What is a literature review not?
You may or may not have read many literature reviews before, so it’s worth beginning with what a literature review is, and what it is not. This may or may not be obvious. First of all – the key words.
‘Literature’ in this context refers to scholarly publications, not literary art. And we’re talking here about a body of texts on a particular topic – a collection of publications - not a single book. The collection to be discussed by a reviewer might include books, government reports and media broadcasts where relevant, but it will mainly be made up of research articles, which are published in peer-reviewed academic journals.
‘Review’ in this context means extended written discussion of publications, not just summarising them. A scholarly review of literature might be conducted on any topic that is researched and written about - what matters is that the reviewer appraises various sources of information, and discusses them.

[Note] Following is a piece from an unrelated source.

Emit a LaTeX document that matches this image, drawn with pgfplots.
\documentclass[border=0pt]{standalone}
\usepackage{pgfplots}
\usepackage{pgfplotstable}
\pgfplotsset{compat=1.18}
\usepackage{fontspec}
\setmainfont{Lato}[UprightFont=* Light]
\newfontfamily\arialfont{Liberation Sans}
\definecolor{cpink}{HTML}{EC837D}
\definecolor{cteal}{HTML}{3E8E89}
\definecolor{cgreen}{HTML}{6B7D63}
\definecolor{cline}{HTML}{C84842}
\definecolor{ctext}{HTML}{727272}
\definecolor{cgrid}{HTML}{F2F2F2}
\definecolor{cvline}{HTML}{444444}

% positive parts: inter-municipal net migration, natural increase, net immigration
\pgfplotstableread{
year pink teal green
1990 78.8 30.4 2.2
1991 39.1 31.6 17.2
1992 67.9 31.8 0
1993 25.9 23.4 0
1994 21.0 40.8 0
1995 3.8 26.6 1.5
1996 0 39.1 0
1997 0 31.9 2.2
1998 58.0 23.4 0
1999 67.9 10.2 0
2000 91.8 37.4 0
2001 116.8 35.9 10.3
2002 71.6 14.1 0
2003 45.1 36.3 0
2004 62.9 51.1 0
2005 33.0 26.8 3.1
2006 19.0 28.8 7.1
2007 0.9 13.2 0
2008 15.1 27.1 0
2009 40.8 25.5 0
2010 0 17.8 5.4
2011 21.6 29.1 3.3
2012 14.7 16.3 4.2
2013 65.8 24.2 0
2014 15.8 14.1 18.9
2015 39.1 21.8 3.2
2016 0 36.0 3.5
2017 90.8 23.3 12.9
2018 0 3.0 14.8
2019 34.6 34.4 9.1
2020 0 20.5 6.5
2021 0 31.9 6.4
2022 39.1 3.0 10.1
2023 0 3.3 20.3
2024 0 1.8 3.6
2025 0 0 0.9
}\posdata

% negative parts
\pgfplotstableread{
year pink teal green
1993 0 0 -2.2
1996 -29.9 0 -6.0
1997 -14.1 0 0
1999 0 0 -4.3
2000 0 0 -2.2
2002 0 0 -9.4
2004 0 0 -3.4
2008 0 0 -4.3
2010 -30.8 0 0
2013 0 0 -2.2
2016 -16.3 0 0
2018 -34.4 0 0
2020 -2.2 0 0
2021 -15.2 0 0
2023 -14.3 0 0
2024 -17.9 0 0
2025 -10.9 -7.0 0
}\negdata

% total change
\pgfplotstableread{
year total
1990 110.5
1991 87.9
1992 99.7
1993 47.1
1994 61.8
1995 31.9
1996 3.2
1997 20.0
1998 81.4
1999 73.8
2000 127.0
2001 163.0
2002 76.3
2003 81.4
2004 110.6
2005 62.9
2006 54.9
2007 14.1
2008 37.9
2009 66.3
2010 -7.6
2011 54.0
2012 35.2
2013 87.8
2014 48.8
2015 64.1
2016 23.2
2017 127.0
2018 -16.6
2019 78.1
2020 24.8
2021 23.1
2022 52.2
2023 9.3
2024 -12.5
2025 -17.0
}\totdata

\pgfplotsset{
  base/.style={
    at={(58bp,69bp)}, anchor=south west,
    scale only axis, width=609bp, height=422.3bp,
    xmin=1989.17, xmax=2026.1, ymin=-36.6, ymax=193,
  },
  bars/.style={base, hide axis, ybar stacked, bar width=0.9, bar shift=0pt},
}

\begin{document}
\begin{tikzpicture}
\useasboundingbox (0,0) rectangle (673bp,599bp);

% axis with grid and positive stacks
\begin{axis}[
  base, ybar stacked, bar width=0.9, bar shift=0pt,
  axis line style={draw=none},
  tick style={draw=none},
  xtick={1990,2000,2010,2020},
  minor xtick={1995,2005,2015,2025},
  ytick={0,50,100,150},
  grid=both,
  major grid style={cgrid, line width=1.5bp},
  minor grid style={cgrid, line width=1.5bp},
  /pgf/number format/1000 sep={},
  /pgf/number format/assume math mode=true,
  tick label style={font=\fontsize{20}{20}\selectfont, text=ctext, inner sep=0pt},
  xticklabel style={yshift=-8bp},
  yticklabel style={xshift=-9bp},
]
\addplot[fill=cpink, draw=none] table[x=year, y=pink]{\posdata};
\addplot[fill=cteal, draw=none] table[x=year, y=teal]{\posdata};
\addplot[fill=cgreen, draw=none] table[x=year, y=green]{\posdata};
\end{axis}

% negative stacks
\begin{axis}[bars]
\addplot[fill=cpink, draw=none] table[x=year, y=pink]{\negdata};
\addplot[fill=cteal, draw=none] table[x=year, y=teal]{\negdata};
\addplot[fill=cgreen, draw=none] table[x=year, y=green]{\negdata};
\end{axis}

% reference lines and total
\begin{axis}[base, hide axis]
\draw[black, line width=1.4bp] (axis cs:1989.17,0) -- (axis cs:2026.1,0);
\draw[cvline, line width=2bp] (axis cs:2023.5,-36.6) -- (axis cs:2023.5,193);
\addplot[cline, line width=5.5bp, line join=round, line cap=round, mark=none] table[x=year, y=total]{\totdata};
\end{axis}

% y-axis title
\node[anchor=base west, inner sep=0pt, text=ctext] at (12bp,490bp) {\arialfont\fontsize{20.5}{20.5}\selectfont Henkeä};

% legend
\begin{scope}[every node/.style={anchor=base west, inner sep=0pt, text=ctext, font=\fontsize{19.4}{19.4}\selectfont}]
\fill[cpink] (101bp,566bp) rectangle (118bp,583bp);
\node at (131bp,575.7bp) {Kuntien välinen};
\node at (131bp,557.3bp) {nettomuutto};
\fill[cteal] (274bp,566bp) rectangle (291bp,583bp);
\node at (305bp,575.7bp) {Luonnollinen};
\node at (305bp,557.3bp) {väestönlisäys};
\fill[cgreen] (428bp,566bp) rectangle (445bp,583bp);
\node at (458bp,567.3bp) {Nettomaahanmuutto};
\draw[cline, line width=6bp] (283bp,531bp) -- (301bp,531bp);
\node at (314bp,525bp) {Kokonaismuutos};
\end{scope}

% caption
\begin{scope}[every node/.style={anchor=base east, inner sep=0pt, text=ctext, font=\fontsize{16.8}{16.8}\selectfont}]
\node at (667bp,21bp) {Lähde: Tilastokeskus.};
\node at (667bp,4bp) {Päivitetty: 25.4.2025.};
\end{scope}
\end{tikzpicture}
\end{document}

‘The’ literature does not mean everything published on a topic, but a selection. Carefully selecting publications worth discussing in relation to a research project is a key part of the reviewer’s task, and involves broad reading and tough choices. Defining what is in and out of the collection to be discussed is hard work, and will be done differently by each reviewer. Not only is ‘the’ literature different for everyone, the approach and scope of reviews can vary enormously. What a literature review should look like depends on the level of study, the academic discipline, and/or the publication context.
A review of literature on a technical or medical topic might be approached very differently from a review of literature on a humanities topic. An undergraduate level literature review assignment is very different in scope and purpose to a literature review chapter in a PhD thesis… which is different from the literature review phase of a published journal article… which is different from a stand-alone published review article. The size, complexity and style of a literature review can vary greatly according to the norms of particular disciplines, and the time and space allocated to the task. But while there are great differences between the various types of literature review we might consider, there are enough things in common between the various types for us to be able to talk about them all as belonging to a recognisable genre, and to give some general guidance on how to approach this kind of task.
What discipline are you reading in?
Have you noticed any patterns in the way researchers review their literature in your field?